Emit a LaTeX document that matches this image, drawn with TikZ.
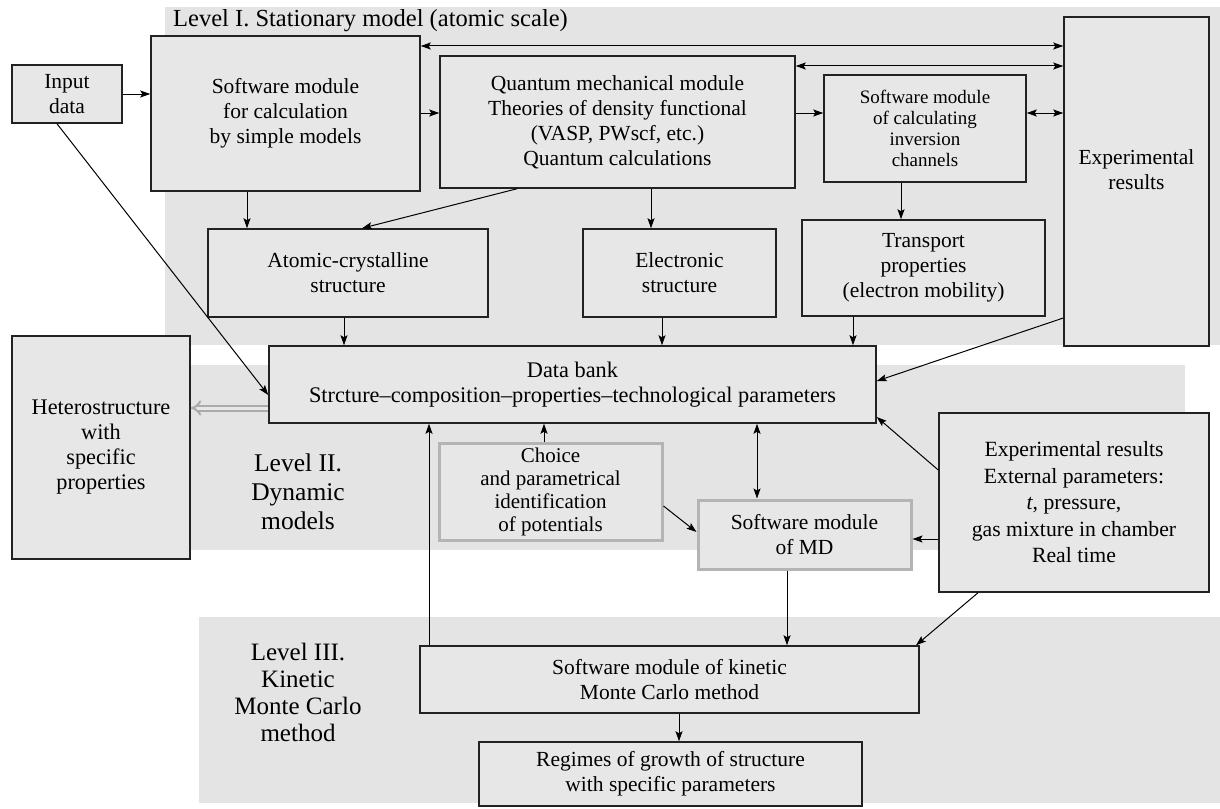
\documentclass[tikz,border=0pt]{standalone}
\usepackage{fontspec}
\setmainfont{Liberation Serif}
\usetikzlibrary{arrows.meta}
\definecolor{bg}{HTML}{E4E4E4}
\definecolor{boxfill}{HTML}{E7E7E7}
\definecolor{edge}{HTML}{222222}
\definecolor{softedge}{HTML}{B4B4B4}
\definecolor{arrowgray}{HTML}{AAAAAA}
\begin{document}
\begin{tikzpicture}[x=1pt,y=-1pt,
  box/.style={draw=edge, line width=1.5pt, fill=boxfill, inner sep=0pt, align=center, font=\fontsize{21.5}{25}\selectfont},
  softbox/.style={box, draw=softedge, line width=3pt},
  smallbox/.style={box, font=\fontsize{19}{21}\selectfont},
  txt/.style={inner sep=0pt, align=center, font=\fontsize{21.5}{25}\selectfont},
  lvl/.style={inner sep=0pt, align=center, font=\fontsize{25.5}{29}\selectfont},
  conn/.style={line width=1pt, draw=black, -{Stealth[length=10pt,width=7pt,inset=2pt]}},
  dconn/.style={line width=1pt, draw=black, {Stealth[length=10pt,width=7pt,inset=2pt]}-{Stealth[length=10pt,width=7pt,inset=2pt]}},
  hollow/.style={draw=arrowgray, line width=2pt, double=boxfill, double distance=3pt, -{Implies[length=9pt]}},
]
\useasboundingbox (0,0) rectangle (1220,808);
% level regions
\fill[bg] (165,7) rectangle (1220,345);
\fill[bg] (165,365) rectangle (1185,550);
\fill[bg] (199,617) rectangle (1220,803);
\node[lvl, anchor=west, font=\fontsize{24.5}{29}\selectfont] (lvlone) at (173,21) {Level I. Stationary model (atomic scale)};
\node[lvl] (lvltwo) at (298,492) {Level II.\\Dynamic\\models};
\node[lvl, font=\fontsize{25}{27}\selectfont] (lvlthree) at (298,692) {Level III.\\Kinetic\\Monte Carlo\\method};
% boxes
\node[box, minimum width=110pt, minimum height=58pt] (input) at (67,94) {Input\\data};
\node[box, minimum width=269pt, minimum height=155pt] (simple) at (285.5,113.5) {Software module\\for calculation\\by simple models};
\node[box, minimum width=355pt, minimum height=132pt] (quantum) at (617.5,122) {Quantum mechanical module\\Theories of density functional\\(VASP, PWscf, etc.)\\Quantum calculations};
\node[smallbox, minimum width=202pt, minimum height=107pt] (inversion) at (925,128.5) {Software module\\of calculating\\inversion\\channels};
\node[box, minimum width=145pt, minimum height=329pt] (exptop) at (1136.5,181.5) {};
\node[txt] (exptoptxt) at (1136.5,170) {Experimental\\results};
\node[box, minimum width=280pt, minimum height=88pt] (atomic) at (348,273) {Atomic-crystalline\\structure};
\node[box, minimum width=193pt, minimum height=88pt] (electronic) at (679.5,273) {Electronic\\structure};
\node[box, minimum width=243pt, minimum height=96pt] (transport) at (923.5,268) {Transport\\properties\\(electron mobility)};
\node[box, minimum width=607pt, minimum height=77pt, font=\fontsize{22.3}{25}\selectfont] (databank) at (572.5,384.5) {Data bank\\Strcture--composition--properties--technological parameters};
\node[box, minimum width=178pt, minimum height=223pt, font=\fontsize{22.3}{25}\selectfont] (hetero) at (101,447.5) {Heterostructure\\with\\specific\\properties};
\node[softbox, minimum width=223pt, minimum height=97pt, font=\fontsize{21}{23}\selectfont] (choice) at (550.5,491.5) {Choice\\and parametrical\\identification\\of potentials};
\node[softbox, minimum width=213pt, minimum height=69pt] (md) at (804.5,534.5) {Software module\\of MD};
\node[box, minimum width=270pt, minimum height=179pt, font=\fontsize{21.7}{26.5}\selectfont] (ext) at (1074,502.5) {Experimental results\\External parameters:\\\textit{t}, pressure,\\gas mixture in chamber\\Real time};
\node[box, minimum width=499pt, minimum height=67pt] (kinetic) at (669.5,679.5) {Software module of kinetic\\Monte Carlo method};
\node[box, minimum width=383pt, minimum height=64pt] (regimes) at (670.5,774) {Regimes of growth of structure\\with specific parameters};
% connectors
\draw[conn] (input.east |- 0,94) -- (simple.west |- 0,94);
\draw[dconn] (simple.east |- 0,46) -- (exptop.west |- 0,46);
\draw[dconn] (quantum.east |- 0,66) -- (exptop.west |- 0,66);
\draw[conn] (simple.east |- 0,113) -- (quantum.west |- 0,113);
\draw[conn] (quantum.east |- 0,113) -- (inversion.west |- 0,113);
\draw[dconn] (inversion.east |- 0,113) -- (exptop.west |- 0,113);
\draw[conn] (simple.south -| 247,0) -- (atomic.north -| 247,0);
\draw[conn] (quantum.south -| 517,0) -- (atomic.north -| 362,0);
\draw[conn] (quantum.south -| 651,0) -- (electronic.north -| 651,0);
\draw[conn] (inversion.south -| 901,0) -- (transport.north -| 901,0);
\draw[conn] (atomic.south -| 344,0) -- (databank.north -| 344,0);
\draw[conn] (electronic.south -| 662,0) -- (databank.north -| 662,0);
\draw[conn] (transport.south -| 853,0) -- (databank.north -| 853,0);
\draw[conn] (input.south -| 57,0) -- (databank.west |- 0,395);
\draw[hollow] (databank.west |- 0,408) -- (hetero.east |- 0,408);
\draw[conn] (exptop.west |- 0,318) -- (databank.east |- 0,381);
\draw[conn] (kinetic.north -| 429,0) -- (databank.south -| 429,0);
\draw[conn] (choice.north -| 544,0) -- (databank.south -| 544,0);
\draw[dconn] (databank.south -| 757,0) -- (md.north -| 757,0);
\draw[conn] (choice.east |- 0,506) -- (md.west |- 0,532);
\draw[conn] (ext.west |- 0,539) -- (md.east |- 0,539);
\draw[conn] (ext.west |- 0,470) -- (databank.east |- 0,417);
\draw[conn] (md.south -| 787,0) -- (kinetic.north -| 787,0);
\draw[conn] (ext.south -| 978,0) -- (kinetic.north -| 916,0);
\draw[conn] (kinetic.south -| 679,0) -- (regimes.north -| 679,0);
\end{tikzpicture}
\end{document}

[Stated exercise]: Extract the full listing above verbatim; pictures are to be left out of the copy.

[Response to this exercise]:
Emit a LaTeX document that matches this image, drawn with TikZ.
\documentclass[tikz,border=0pt]{standalone}
\usepackage{fontspec}
\setmainfont{Liberation Serif}
\usetikzlibrary{arrows.meta}
\definecolor{bg}{HTML}{E4E4E4}
\definecolor{boxfill}{HTML}{E7E7E7}
\definecolor{edge}{HTML}{222222}
\definecolor{softedge}{HTML}{B4B4B4}
\definecolor{arrowgray}{HTML}{AAAAAA}
\begin{document}
\begin{tikzpicture}[x=1pt,y=-1pt,
  box/.style={draw=edge, line width=1.5pt, fill=boxfill, inner sep=0pt, align=center, font=\fontsize{21.5}{25}\selectfont},
  softbox/.style={box, draw=softedge, line width=3pt},
  smallbox/.style={box, font=\fontsize{19}{21}\selectfont},
  txt/.style={inner sep=0pt, align=center, font=\fontsize{21.5}{25}\selectfont},
  lvl/.style={inner sep=0pt, align=center, font=\fontsize{25.5}{29}\selectfont},
  conn/.style={line width=1pt, draw=black, -{Stealth[length=10pt,width=7pt,inset=2pt]}},
  dconn/.style={line width=1pt, draw=black, {Stealth[length=10pt,width=7pt,inset=2pt]}-{Stealth[length=10pt,width=7pt,inset=2pt]}},
  hollow/.style={draw=arrowgray, line width=2pt, double=boxfill, double distance=3pt, -{Implies[length=9pt]}},
]
\useasboundingbox (0,0) rectangle (1220,808);
% level regions
\fill[bg] (165,7) rectangle (1220,345);
\fill[bg] (165,365) rectangle (1185,550);
\fill[bg] (199,617) rectangle (1220,803);
\node[lvl, anchor=west, font=\fontsize{24.5}{29}\selectfont] (lvlone) at (173,21) {Level I. Stationary model (atomic scale)};
\node[lvl] (lvltwo) at (298,492) {Level II.\\Dynamic\\models};
\node[lvl, font=\fontsize{25}{27}\selectfont] (lvlthree) at (298,692) {Level III.\\Kinetic\\Monte Carlo\\method};
% boxes
\node[box, minimum width=110pt, minimum height=58pt] (input) at (67,94) {Input\\data};
\node[box, minimum width=269pt, minimum height=155pt] (simple) at (285.5,113.5) {Software module\\for calculation\\by simple models};
\node[box, minimum width=355pt, minimum height=132pt] (quantum) at (617.5,122) {Quantum mechanical module\\Theories of density functional\\(VASP, PWscf, etc.)\\Quantum calculations};
\node[smallbox, minimum width=202pt, minimum height=107pt] (inversion) at (925,128.5) {Software module\\of calculating\\inversion\\channels};
\node[box, minimum width=145pt, minimum height=329pt] (exptop) at (1136.5,181.5) {};
\node[txt] (exptoptxt) at (1136.5,170) {Experimental\\results};
\node[box, minimum width=280pt, minimum height=88pt] (atomic) at (348,273) {Atomic-crystalline\\structure};
\node[box, minimum width=193pt, minimum height=88pt] (electronic) at (679.5,273) {Electronic\\structure};
\node[box, minimum width=243pt, minimum height=96pt] (transport) at (923.5,268) {Transport\\properties\\(electron mobility)};
\node[box, minimum width=607pt, minimum height=77pt, font=\fontsize{22.3}{25}\selectfont] (databank) at (572.5,384.5) {Data bank\\Strcture--composition--properties--technological parameters};
\node[box, minimum width=178pt, minimum height=223pt, font=\fontsize{22.3}{25}\selectfont] (hetero) at (101,447.5) {Heterostructure\\with\\specific\\properties};
\node[softbox, minimum width=223pt, minimum height=97pt, font=\fontsize{21}{23}\selectfont] (choice) at (550.5,491.5) {Choice\\and parametrical\\identification\\of potentials};
\node[softbox, minimum width=213pt, minimum height=69pt] (md) at (804.5,534.5) {Software module\\of MD};
\node[box, minimum width=270pt, minimum height=179pt, font=\fontsize{21.7}{26.5}\selectfont] (ext) at (1074,502.5) {Experimental results\\External parameters:\\\textit{t}, pressure,\\gas mixture in chamber\\Real time};
\node[box, minimum width=499pt, minimum height=67pt] (kinetic) at (669.5,679.5) {Software module of kinetic\\Monte Carlo method};
\node[box, minimum width=383pt, minimum height=64pt] (regimes) at (670.5,774) {Regimes of growth of structure\\with specific parameters};
% connectors
\draw[conn] (input.east |- 0,94) -- (simple.west |- 0,94);
\draw[dconn] (simple.east |- 0,46) -- (exptop.west |- 0,46);
\draw[dconn] (quantum.east |- 0,66) -- (exptop.west |- 0,66);
\draw[conn] (simple.east |- 0,113) -- (quantum.west |- 0,113);
\draw[conn] (quantum.east |- 0,113) -- (inversion.west |- 0,113);
\draw[dconn] (inversion.east |- 0,113) -- (exptop.west |- 0,113);
\draw[conn] (simple.south -| 247,0) -- (atomic.north -| 247,0);
\draw[conn] (quantum.south -| 517,0) -- (atomic.north -| 362,0);
\draw[conn] (quantum.south -| 651,0) -- (electronic.north -| 651,0);
\draw[conn] (inversion.south -| 901,0) -- (transport.north -| 901,0);
\draw[conn] (atomic.south -| 344,0) -- (databank.north -| 344,0);
\draw[conn] (electronic.south -| 662,0) -- (databank.north -| 662,0);
\draw[conn] (transport.south -| 853,0) -- (databank.north -| 853,0);
\draw[conn] (input.south -| 57,0) -- (databank.west |- 0,395);
\draw[hollow] (databank.west |- 0,408) -- (hetero.east |- 0,408);
\draw[conn] (exptop.west |- 0,318) -- (databank.east |- 0,381);
\draw[conn] (kinetic.north -| 429,0) -- (databank.south -| 429,0);
\draw[conn] (choice.north -| 544,0) -- (databank.south -| 544,0);
\draw[dconn] (databank.south -| 757,0) -- (md.north -| 757,0);
\draw[conn] (choice.east |- 0,506) -- (md.west |- 0,532);
\draw[conn] (ext.west |- 0,539) -- (md.east |- 0,539);
\draw[conn] (ext.west |- 0,470) -- (databank.east |- 0,417);
\draw[conn] (md.south -| 787,0) -- (kinetic.north -| 787,0);
\draw[conn] (ext.south -| 978,0) -- (kinetic.north -| 916,0);
\draw[conn] (kinetic.south -| 679,0) -- (regimes.north -| 679,0);
\end{tikzpicture}
\end{document}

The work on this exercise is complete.